■ **SHORT EXERCISE**
Provide only the number of lines where "this" occurs.

──────

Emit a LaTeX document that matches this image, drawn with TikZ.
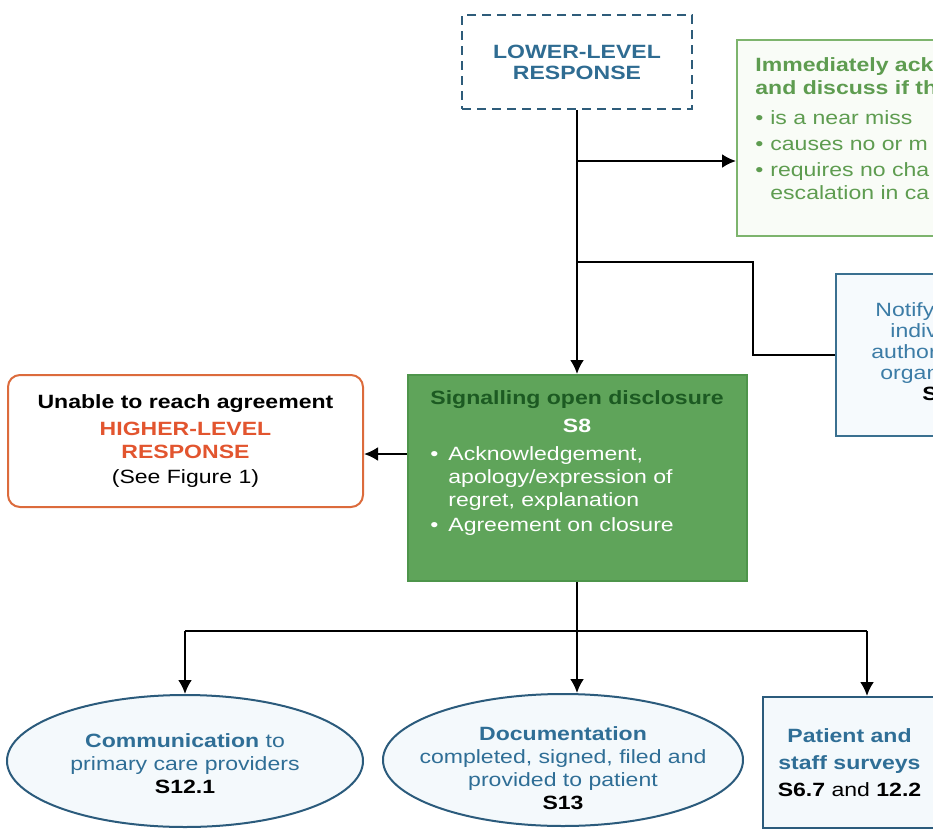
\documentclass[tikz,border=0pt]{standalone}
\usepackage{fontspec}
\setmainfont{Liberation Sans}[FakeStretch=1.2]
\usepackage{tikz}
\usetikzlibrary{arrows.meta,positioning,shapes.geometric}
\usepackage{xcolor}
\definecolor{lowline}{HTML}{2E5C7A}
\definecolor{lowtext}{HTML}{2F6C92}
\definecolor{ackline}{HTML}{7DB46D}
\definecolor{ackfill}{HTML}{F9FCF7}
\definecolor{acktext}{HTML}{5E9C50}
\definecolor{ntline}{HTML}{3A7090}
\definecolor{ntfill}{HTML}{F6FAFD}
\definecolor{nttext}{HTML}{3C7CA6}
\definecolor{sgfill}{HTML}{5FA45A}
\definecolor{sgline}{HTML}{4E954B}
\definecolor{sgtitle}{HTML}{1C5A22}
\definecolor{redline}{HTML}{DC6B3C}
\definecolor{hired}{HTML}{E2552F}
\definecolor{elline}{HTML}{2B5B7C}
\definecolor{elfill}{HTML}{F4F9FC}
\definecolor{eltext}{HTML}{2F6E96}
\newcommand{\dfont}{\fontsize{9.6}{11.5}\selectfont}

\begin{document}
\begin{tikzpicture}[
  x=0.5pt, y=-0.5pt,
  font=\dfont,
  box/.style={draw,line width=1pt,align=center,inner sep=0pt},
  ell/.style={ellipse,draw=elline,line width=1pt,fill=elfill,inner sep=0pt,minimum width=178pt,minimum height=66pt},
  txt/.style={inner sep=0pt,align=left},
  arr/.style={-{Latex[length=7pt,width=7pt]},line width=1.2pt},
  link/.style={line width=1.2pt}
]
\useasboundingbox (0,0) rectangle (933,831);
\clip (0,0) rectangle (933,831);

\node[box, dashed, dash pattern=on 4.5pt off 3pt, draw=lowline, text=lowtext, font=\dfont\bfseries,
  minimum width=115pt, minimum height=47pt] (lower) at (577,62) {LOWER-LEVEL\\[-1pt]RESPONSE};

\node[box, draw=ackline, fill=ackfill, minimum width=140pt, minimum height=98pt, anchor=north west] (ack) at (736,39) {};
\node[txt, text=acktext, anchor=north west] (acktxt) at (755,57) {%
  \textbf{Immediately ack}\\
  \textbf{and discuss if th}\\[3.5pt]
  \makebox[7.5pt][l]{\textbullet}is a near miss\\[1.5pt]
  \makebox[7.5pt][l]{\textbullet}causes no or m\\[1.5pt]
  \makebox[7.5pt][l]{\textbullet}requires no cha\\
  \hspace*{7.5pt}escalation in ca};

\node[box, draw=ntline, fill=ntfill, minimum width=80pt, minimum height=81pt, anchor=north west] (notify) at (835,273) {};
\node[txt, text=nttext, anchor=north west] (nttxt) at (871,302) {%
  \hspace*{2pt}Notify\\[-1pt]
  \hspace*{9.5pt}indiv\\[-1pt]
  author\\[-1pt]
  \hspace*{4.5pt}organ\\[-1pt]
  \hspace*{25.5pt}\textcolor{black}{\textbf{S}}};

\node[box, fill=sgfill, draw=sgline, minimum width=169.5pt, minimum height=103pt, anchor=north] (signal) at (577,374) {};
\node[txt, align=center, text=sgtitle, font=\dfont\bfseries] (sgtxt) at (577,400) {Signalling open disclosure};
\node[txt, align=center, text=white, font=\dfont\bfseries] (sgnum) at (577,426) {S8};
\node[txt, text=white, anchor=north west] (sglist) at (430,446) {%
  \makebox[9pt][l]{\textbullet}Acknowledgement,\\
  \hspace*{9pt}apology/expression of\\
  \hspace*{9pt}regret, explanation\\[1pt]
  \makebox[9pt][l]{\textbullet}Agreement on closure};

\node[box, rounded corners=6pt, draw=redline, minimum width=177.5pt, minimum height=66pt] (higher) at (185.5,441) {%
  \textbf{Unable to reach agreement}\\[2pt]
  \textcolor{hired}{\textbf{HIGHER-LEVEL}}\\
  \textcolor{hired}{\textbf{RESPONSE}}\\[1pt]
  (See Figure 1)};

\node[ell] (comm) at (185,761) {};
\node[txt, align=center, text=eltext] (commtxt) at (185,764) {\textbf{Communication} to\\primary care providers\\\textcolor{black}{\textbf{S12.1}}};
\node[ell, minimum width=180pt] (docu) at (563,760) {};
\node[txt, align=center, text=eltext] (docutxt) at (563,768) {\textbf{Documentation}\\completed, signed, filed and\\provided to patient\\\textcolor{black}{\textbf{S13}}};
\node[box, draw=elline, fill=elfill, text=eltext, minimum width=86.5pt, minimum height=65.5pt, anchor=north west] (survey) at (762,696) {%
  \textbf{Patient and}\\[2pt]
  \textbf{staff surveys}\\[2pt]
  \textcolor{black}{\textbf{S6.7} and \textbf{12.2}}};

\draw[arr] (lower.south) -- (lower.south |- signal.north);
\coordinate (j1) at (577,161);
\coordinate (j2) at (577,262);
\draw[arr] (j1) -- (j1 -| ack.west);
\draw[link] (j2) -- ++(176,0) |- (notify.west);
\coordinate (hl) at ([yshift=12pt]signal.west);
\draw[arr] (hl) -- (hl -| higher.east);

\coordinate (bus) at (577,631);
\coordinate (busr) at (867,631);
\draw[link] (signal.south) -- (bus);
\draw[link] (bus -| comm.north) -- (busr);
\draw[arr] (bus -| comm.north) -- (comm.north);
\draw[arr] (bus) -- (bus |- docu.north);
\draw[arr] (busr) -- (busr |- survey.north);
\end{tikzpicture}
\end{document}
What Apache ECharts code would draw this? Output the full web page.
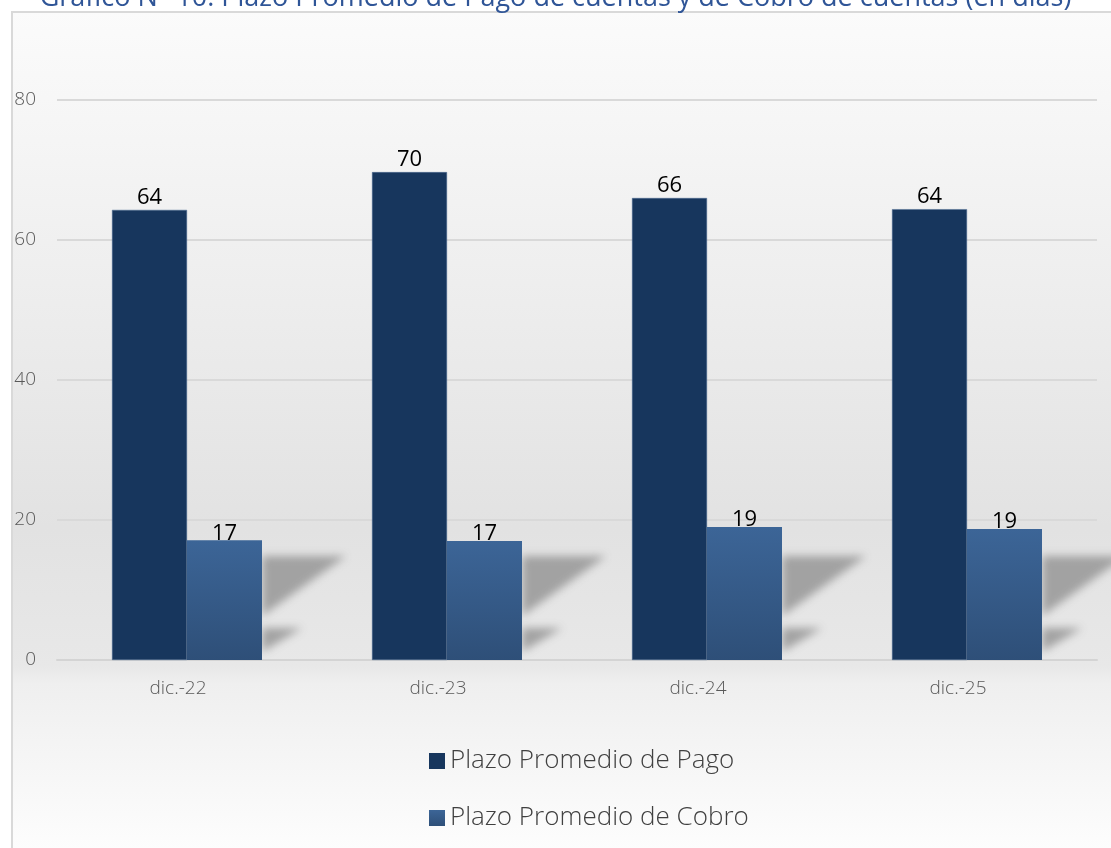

──────

■ **OUTPUT**
2